§ Given exercise
Write out, word for word, every line from the first one through the line that holds "GRID = '#8c8c8c'", and nothing else; skip the pictures.

§ Data section

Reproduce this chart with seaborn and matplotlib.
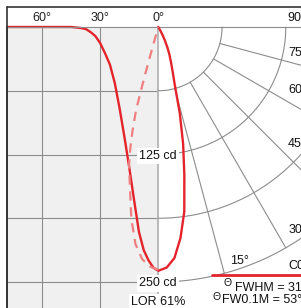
import numpy as np
import matplotlib
matplotlib.use("Agg")
import matplotlib.pyplot as plt
from matplotlib.lines import Line2D
import seaborn as sns

# ---------------- data ----------------
# Cartesian diagram (left panel): intensity [cd] vs. angle [deg]
cart_angle = [0, 2.5, 5, 7.5, 10, 12.5, 15, 17.5, 20, 22.5, 25, 27.5, 30, 32.5, 35, 37.5, 40, 45, 60, 78]
cart_cd = [239, 236, 229, 219, 201, 170, 138, 108, 80, 55, 37, 26, 16, 9, 5, 2, 1, 0, 0, 0]

# Polar diagram, solid plane (drawn on the right half)
c0_angle = [0, 2, 4, 6, 8, 10, 12, 14, 16, 18, 20, 22, 24, 26, 28, 30, 35, 90]
c0_cd = [239, 236, 227, 208, 183, 147, 117, 87, 58, 45, 36, 29, 22, 15, 9, 4, 0, 0]

# Polar diagram, dashed plane (drawn on the left half)
c90_angle = [0, 2, 4, 6, 8, 10, 12, 13, 14, 15, 15.5, 16, 16.5, 90]
c90_cd = [238, 235, 228, 214, 190, 160, 138, 122, 104, 84, 50, 20, 0, 0]

grid_cd = [62.5, 125, 187.5, 250]
radial_deg = [15, 30, 45, 60, 75]
top_ticks = [0, 30, 60]
top_labels = ["0°", "30°", "60°"]
cd_labels = ["125 cd", "250 cd"]
lor_text = "LOR 61%"
fwhm_text = "FWHM = 31°"
fw01_text = "FW0.1M = 53°"
legend_text = "C0-C180"

# ---------------- style ----------------
sns.set_theme(style="white")
plt.rcParams['font.family'] = ['Liberation Sans', 'DejaVu Sans']
FS = 9
RED = '#e3242b'
RED_L = '#ef7f80'
GRID = '#8c8c8c'

W, H = 301, 308
fig = plt.figure(figsize=(W / 100, H / 100), dpi=100)
fig.patch.set_facecolor('white')
CX, CY = 158.3, 27.0          # polar centre in pixels
PX_PER_CD = 255 / 250
LEFT = 7.0
DEG_PX = 58 / 30


def fx(xp):
    return xp / W


def fy(yp):
    return 1 - yp / H


# ---------------- Cartesian panel ----------------
ax_c = fig.add_axes([fx(LEFT), 0, (CX - LEFT) / W, (H - CY) / H])
ax_c.set_facecolor('#eff0ef')
sns.lineplot(x=cart_angle, y=cart_cd, ax=ax_c, color=RED, lw=1.7,
             sort=False, estimator=None)
for ln in ax_c.lines:
    ln.set_clip_on(False)
ax_c.set_xlim((CX - LEFT) / DEG_PX, 0)
ax_c.set_ylim((H - CY) / PX_PER_CD, 0)
ax_c.set_xticks(top_ticks)
ax_c.set_xticklabels(top_labels, fontsize=FS, color='#222')
ax_c.xaxis.tick_top()
ax_c.tick_params(axis='x', length=0, pad=2.2)
ax_c.set_yticks(grid_cd)
ax_c.tick_params(axis='y', left=False, labelleft=False)
ax_c.grid(True, color=GRID, lw=0.8)
ax_c.set_xlabel('')
ax_c.set_ylabel('')
ax_c.spines['left'].set_color('#333333')
ax_c.spines['left'].set_linewidth(1.2)
ax_c.spines['top'].set_color(GRID)
ax_c.spines['top'].set_linewidth(0.8)
ax_c.spines['right'].set_color('#b4b4b4')
ax_c.spines['right'].set_linewidth(1.3)
ax_c.spines['bottom'].set_visible(False)

# ---------------- polar panel ----------------
ax_p = fig.add_axes([0, 0, 1, 1])
ax_p.patch.set_alpha(0)


def P(xp, yp):
    return (xp - CX) / PX_PER_CD, (yp - CY) / PX_PER_CD


t = np.radians(np.linspace(0, 90, 181))
for r in grid_cd:
    ax_p.plot(r * np.sin(t), r * np.cos(t), color=GRID, lw=0.8)
for a in radial_deg:
    ar = np.radians(a)
    rr = np.array([grid_cd[0], grid_cd[-1]])
    ax_p.plot(rr * np.sin(ar), rr * np.cos(ar), color=GRID, lw=0.8)
ax_p.plot([0, P(W, 0)[0]], [0, 0], color=GRID, lw=0.8)

th0 = np.radians(c0_angle)
sns.lineplot(x=np.array(c0_cd) * np.sin(th0), y=np.array(c0_cd) * np.cos(th0),
             ax=ax_p, color=RED, lw=1.7, sort=False, estimator=None)
th9 = np.radians(c90_angle)
sns.lineplot(x=-np.array(c90_cd) * np.sin(th9), y=np.array(c90_cd) * np.cos(th9),
             ax=ax_p, color=RED_L, lw=1.6, sort=False, estimator=None,
             dashes=False)
ax_p.lines[-1].set_linestyle((0, (4.2, 3.0)))

# legend line
lx0, ly = P(211.7, 275)
lx1, _ = P(W + 5, 275)
ax_p.plot([lx0, lx1], [ly, ly], color=RED, lw=2.0)

ax_p.set_xlim(P(0, 0)[0], P(W, 0)[0])
ax_p.set_ylim(P(0, H)[1], P(0, 0)[1])
ax_p.axis('off')

box = dict(boxstyle='square,pad=0.18', fc='white', ec='none')
for lab, r in zip(cd_labels, [125, 250]):
    ax_p.text(0, r + 4.5 / PX_PER_CD, lab, ha='center', va='baseline',
              fontsize=FS, color='#111', bbox=box)
ax_p.text(*P(CX, 305.3), lor_text, ha='center', va='baseline', fontsize=FS,
          color='#111', bbox=box)

# angle labels of the polar grid (cut by the right edge, as in the reference)
for lab, xp, yp in [("75°", 288, 55.7), ("60°", 288, 93.3), ("45°", 288, 146.7),
                    ("30°", 288.5, 233.3), ("15°", 230, 264.3), ("90°", 287, 21)]:
    ax_p.text(*P(xp, yp), lab, ha='left', va='baseline', fontsize=FS, color='#111')

ax_p.text(*P(288.3, 269.3), legend_text, ha='left', va='baseline', fontsize=FS,
          color='#111')

ax_p.text(*P(223.8, 286.5), "Θ", ha='left', va='baseline', fontsize=7.5, color='#111')
ax_p.text(*P(235, 290.7), fwhm_text, ha='left', va='baseline', fontsize=FS, color='#111')
ax_p.text(*P(212.8, 300.5), "Θ", ha='left', va='baseline', fontsize=7.5, color='#111')
ax_p.text(*P(221.7, 303.3), fw01_text, ha='left', va='baseline', fontsize=FS, color='#111')

# outer frame lines (top and left)
fig.add_artist(Line2D([fx(LEFT), fx(LEFT)], [0, fy(7)], color='#333333', lw=1.2))
fig.add_artist(Line2D([fx(LEFT), 1], [fy(7), fy(7)], color='#333333', lw=1.2))

fig.savefig('out.png', dpi=100, facecolor='white')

§ Result of this task
Reproduce this chart with seaborn and matplotlib.
import numpy as np
import matplotlib
matplotlib.use("Agg")
import matplotlib.pyplot as plt
from matplotlib.lines import Line2D
import seaborn as sns

# ---------------- data ----------------
# Cartesian diagram (left panel): intensity [cd] vs. angle [deg]
cart_angle = [0, 2.5, 5, 7.5, 10, 12.5, 15, 17.5, 20, 22.5, 25, 27.5, 30, 32.5, 35, 37.5, 40, 45, 60, 78]
cart_cd = [239, 236, 229, 219, 201, 170, 138, 108, 80, 55, 37, 26, 16, 9, 5, 2, 1, 0, 0, 0]

# Polar diagram, solid plane (drawn on the right half)
c0_angle = [0, 2, 4, 6, 8, 10, 12, 14, 16, 18, 20, 22, 24, 26, 28, 30, 35, 90]
c0_cd = [239, 236, 227, 208, 183, 147, 117, 87, 58, 45, 36, 29, 22, 15, 9, 4, 0, 0]

# Polar diagram, dashed plane (drawn on the left half)
c90_angle = [0, 2, 4, 6, 8, 10, 12, 13, 14, 15, 15.5, 16, 16.5, 90]
c90_cd = [238, 235, 228, 214, 190, 160, 138, 122, 104, 84, 50, 20, 0, 0]

grid_cd = [62.5, 125, 187.5, 250]
radial_deg = [15, 30, 45, 60, 75]
top_ticks = [0, 30, 60]
top_labels = ["0°", "30°", "60°"]
cd_labels = ["125 cd", "250 cd"]
lor_text = "LOR 61%"
fwhm_text = "FWHM = 31°"
fw01_text = "FW0.1M = 53°"
legend_text = "C0-C180"

# ---------------- style ----------------
sns.set_theme(style="white")
plt.rcParams['font.family'] = ['Liberation Sans', 'DejaVu Sans']
FS = 9
RED = '#e3242b'
RED_L = '#ef7f80'
GRID = '#8c8c8c'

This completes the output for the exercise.